In general, any remote attack performed by an attacker who puts himself between the communicating hosts is called a man-in-the-middle attack. What almost all types of man-in-the-middle attacks have in common is that the victim is usually not aware that there is something happening. There are many possible variants, for example, the attacker could pick up a connection request and forward that to the target machine. Now the victim has unwittingly established a connection with the wrong host, because the other end is posing as the legitimate destination machine.

The simplest form of a man-in-the-middle attack is called sniffer—the attacker is just listening to the network traffic passing by. As a more complex attack, the man in the middle could try to take over an already established connection (hijacking). To do so, the attacker would need to analyze the packets for some time to be able to predict the TCP sequence numbers belonging to the connection. When the attacker finally seizes the role of the target host, the victims notice this, because they get an error message saying the connection was terminated due to a failure. The fact that there are protocols not secured against hijacking through encryption, which only perform a simple authentication procedure upon establishing the connection, makes it easier for attackers.
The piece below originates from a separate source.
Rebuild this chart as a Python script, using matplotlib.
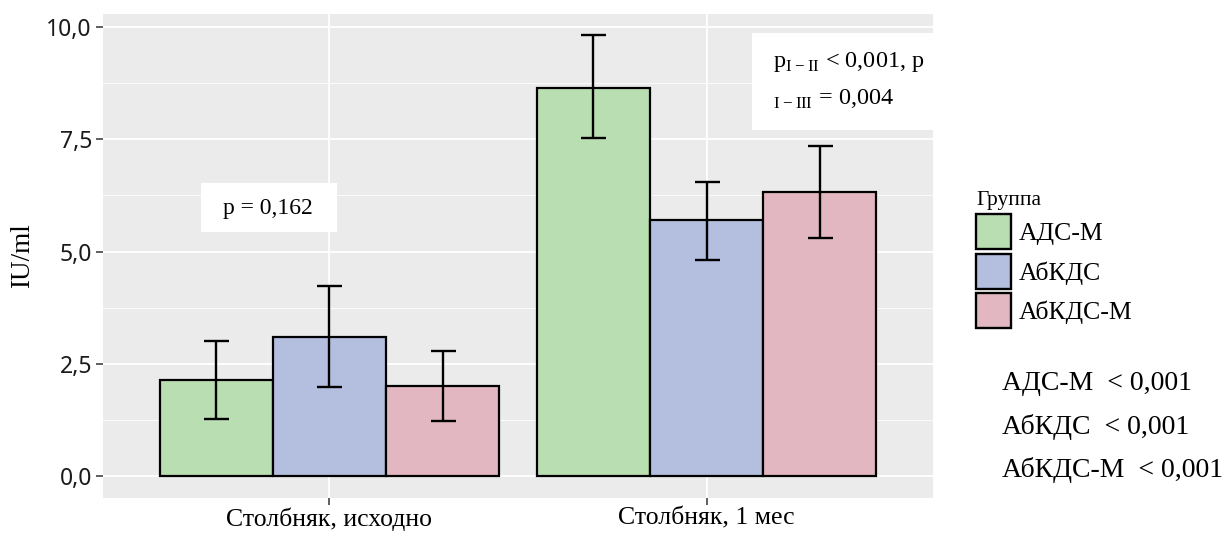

Spoofing is an attack where packets are modified to contain counterfeit source data, usually the IP address. Most active forms of attack rely on sending out such fake packets—something that, on a Linux machine, can only be done by the superuser (root).

Many of the attacks mentioned are carried out in combination with a DoS. If an attacker sees an opportunity to bring down a certain host abruptly, even if only for a short time, it makes it easier for him to push the active attack, because the host will not be able to interfere with the attack for some time.

38.1.12 DNS Poisoning

DNS poisoning means that the attacker corrupts the cache of a DNS server by replying to it with spoofed DNS reply packets, trying to get the server to send certain data to a victim who is requesting information from that server. Many servers maintain a trust relationship with other hosts, based on IP addresses or hostnames. The attacker needs a good understanding of the actual structure of the trust relationships among hosts to disguise itself as one of the trusted hosts. Usually, the attacker analyzes some packets received from the server to get the necessary information. The attacker often needs to target a well-timed DoS attack at the name server as well. Protect yourself by using encrypted connections that are able to verify the identity of the hosts to which to connect.

38.1.13 Worms

Worms are often confused with viruses, but there is a clear difference between the two. Unlike viruses, worms do not need to infect a host program to live. Instead, they are specialized to spread as quickly as possible on network structures. The worms that appeared in the past, such as Ramen, Lion, or Adore, make use of well-known security holes in server programs like bind8 or lprNG. Protection against worms is relatively easy. Given that some time elapses between the discovery of a security hole and the moment the worm hits your server, there is a good chance that an updated version of the affected program is available on time. That is only useful if the administrator actually installs the security updates on the systems in question.